If you are planning to put some extra cash away, you might be considering a money market account versus a savings account. Thought they have some similarities, they are also different. Here is how a money market account is different from a normal savings account.
What Is a Money Market Account?
A money market account is just another kind of savings account. Although they both are limited by six withdrawals or transfers per payment cycles, they are really suited for different purposes.
Savings accounts come in two different forms—passbook and statement. A passbook account is generally used by making deposits in person at a bank branch and the statement is recorded in your passbook. A statement savings account is probably one you are more familiar with. It allows you the option to withdrawal via ATM, and your statements can be accessed by mail or made available electronically.
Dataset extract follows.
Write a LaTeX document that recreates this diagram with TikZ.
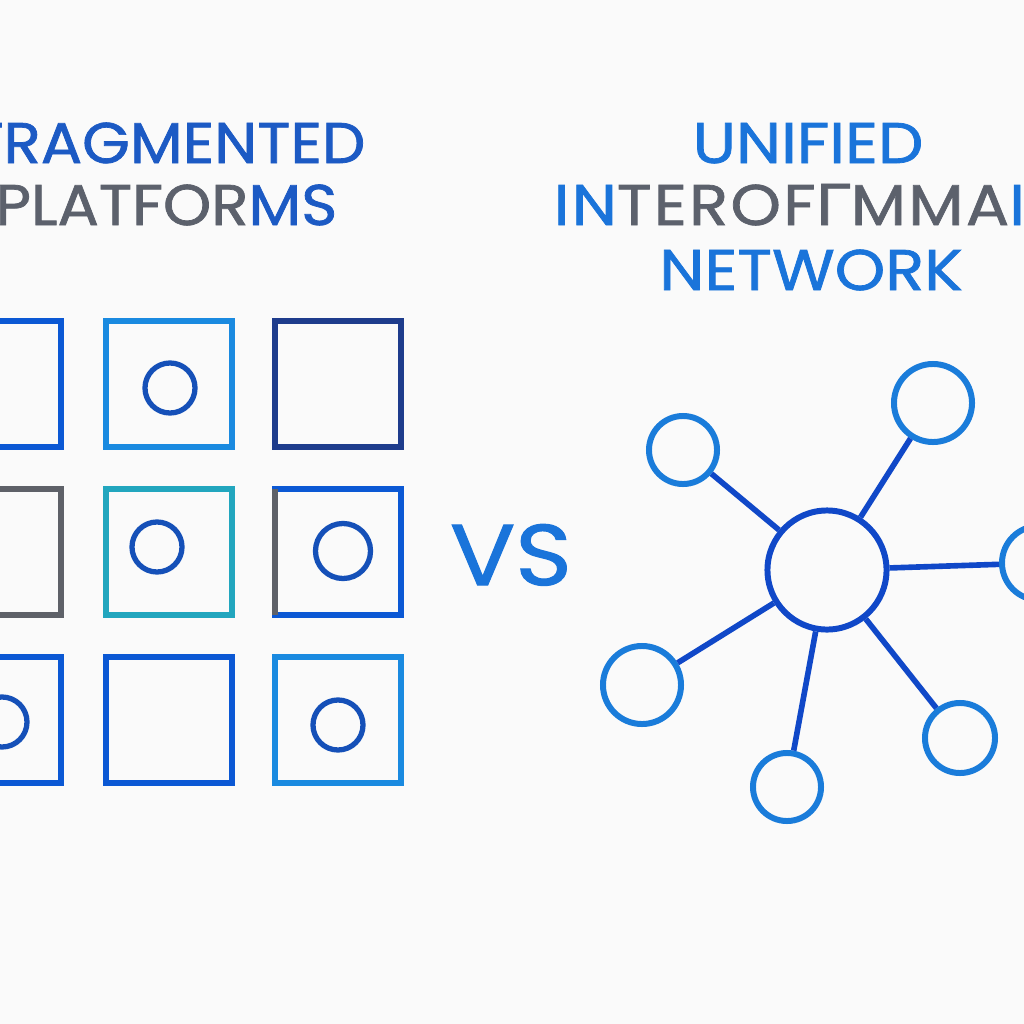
\documentclass[tikz,border=0pt]{standalone}
\usepackage{fontspec}
\setmainfont{Poppins}
\newfontfamily\leftfont{Poppins}[FakeBold=1.3, FakeStretch=1.07]
\newfontfamily\rightfont{Poppins}[FakeBold=1.3, FakeStretch=1.12]
\newfontfamily\widefont{Poppins}[FakeBold=1.3, FakeStretch=1.12, LetterSpace=4]
\newfontfamily\greekfont{Lato}[FakeBold=1.3, FakeStretch=1.12, LetterSpace=4]
\usetikzlibrary{positioning}
\definecolor{paper}{HTML}{FAFAFA}
\definecolor{titleblue}{HTML}{1C5AC4}
\definecolor{brightblue}{HTML}{1A74DA}
\definecolor{titlegrey}{HTML}{5C616C}
\definecolor{boxblue}{HTML}{0B58D4}
\definecolor{boxlight}{HTML}{1A8AE0}
\definecolor{boxnavy}{HTML}{1E3C8C}
\definecolor{boxteal}{HTML}{22A6BE}
\definecolor{boxgrey}{HTML}{5E6168}
\definecolor{ringblue}{HTML}{1550B8}
\definecolor{hubblue}{HTML}{1048C8}
\definecolor{spokeblue}{HTML}{1A7CDA}
\begin{document}
\begin{tikzpicture}[x=0.01cm,y=-0.01cm,
  title/.style={font=\fontsize{16.3}{18}\selectfont, inner sep=0pt},
  platform/.style={draw, rectangle, line width=1.7pt, minimum size=1.25cm, inner sep=0pt, outer sep=0pt},
  ring/.style={draw=ringblue, circle, line width=1.5pt, minimum size=0.5cm, inner sep=0pt},
  hub/.style={draw=hubblue, circle, line width=1.7pt, minimum size=1.19cm, inner sep=0pt},
  spoke/.style={draw=spokeblue, circle, line width=1.7pt, inner sep=0pt},
  link/.style={draw=hubblue, line width=1.6pt},
]
\fill[paper] (0,0) rectangle (1024,1024);
\useasboundingbox (0,0) rectangle (1024,1024);

% titles
\node[title, anchor=base east, text=titleblue] (fragtop) at (366,163) {\leftfont FRAGMENTED};
\node[title, anchor=base east] (fragbot) at (338,225) {\leftfont\color{titlegrey}PLATFOR\color{titleblue}MS};
\node[title, anchor=base, text=brightblue] (unitop) at (808,163) {\rightfont UNIFIED};
\node[title, anchor=base west] (unimid) at (553,225)
  {\widefont\color{brightblue}IN\color{titlegrey}TEROF{\greekfont Γ}MMA\color{brightblue}I};
\node[title, anchor=base, text=brightblue] (unibot) at (811,290) {\rightfont NETWORK};
\node[font=\rightfont\fontsize{24.5}{26}\selectfont, inner sep=0pt, anchor=base, text=brightblue] (vs) at (511,585) {VS};

% fragmented grid
\foreach \r/\yy in {1/384,2/552,3/720}
  \foreach \c/\xx in {1/-2,2/169,3/338}
    \coordinate (cell\r\c) at (\xx,\yy);
\foreach \r/\c/\col in {1/1/boxblue,1/2/boxlight,1/3/boxnavy,
                        2/1/boxgrey,2/2/boxteal,2/3/boxblue,
                        3/1/boxblue,3/2/boxblue,3/3/boxlight}
  \node[platform, draw=\col] (box\r\c) at (cell\r\c) {};
\draw[boxgrey, line width=1.7pt] (box23.north west) -- (box23.south west);
\node[ring] (ring12) at (170,388) {};
\node[ring] (ring22) at (157,547) {};
\node[ring, minimum height=0.55cm] (ring23) at (343,551) {};
\node[ring] (ring31) at (2,722) {};
\node[ring] (ring33) at (338,725) {};

% unified network
\node[hub] (hub) at (827,570) {};
\node[spoke, minimum size=0.78cm] (sptr) at (933,403) {};
\node[spoke, minimum size=0.68cm] (sptl) at (683,450) {};
\node[spoke, minimum size=0.74cm] (spr) at (1039,563) {};
\node[spoke, minimum size=0.78cm] (spbl) at (642,685) {};
\node[spoke, minimum size=0.68cm] (spb) at (787,787) {};
\node[spoke, minimum size=0.70cm] (spbr) at (960,738) {};
\foreach \s in {sptr,sptl,spr,spbl,spb,spbr}
  \draw[link] (hub) -- (\s);
\end{tikzpicture}
\end{document}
The reason why you are more familiar with the latter is because statement savings accounts have taken over passbook accounts, which were more common a few decades ago.
A money market account usually has a higher yield interest rate. They usually allow you to write checks, which the other accounts typically don’t allow. For the most part, the basic difference is as follows: a savings account is if you want to store some quick cash in case of an emergency. A money market account is more long term and allows you to make more money off a higher interest rate.
Things to Look for When Shopping for A Money Market Account
When you are looking for the best financial institution to open your money market account, you should consider a few things. The withdrawal limit is a federal regulation, so there is no way around that. However, you can look at what institutions are offering the best rates as your key criteria.
Many people overlook online financial institutions. Most of us think of brick and mortar banks first, but there are also a lot of great FDIC insured institutions on the internet that offer very competitive rates such as Ally and Barclays. Keep in mind wherever you decide to place your money, you should always be on the hunt for the best rates. More often than not, the rate you start out with will probably end up going down as the bank starts rolling back the deal they were offering when you signed up.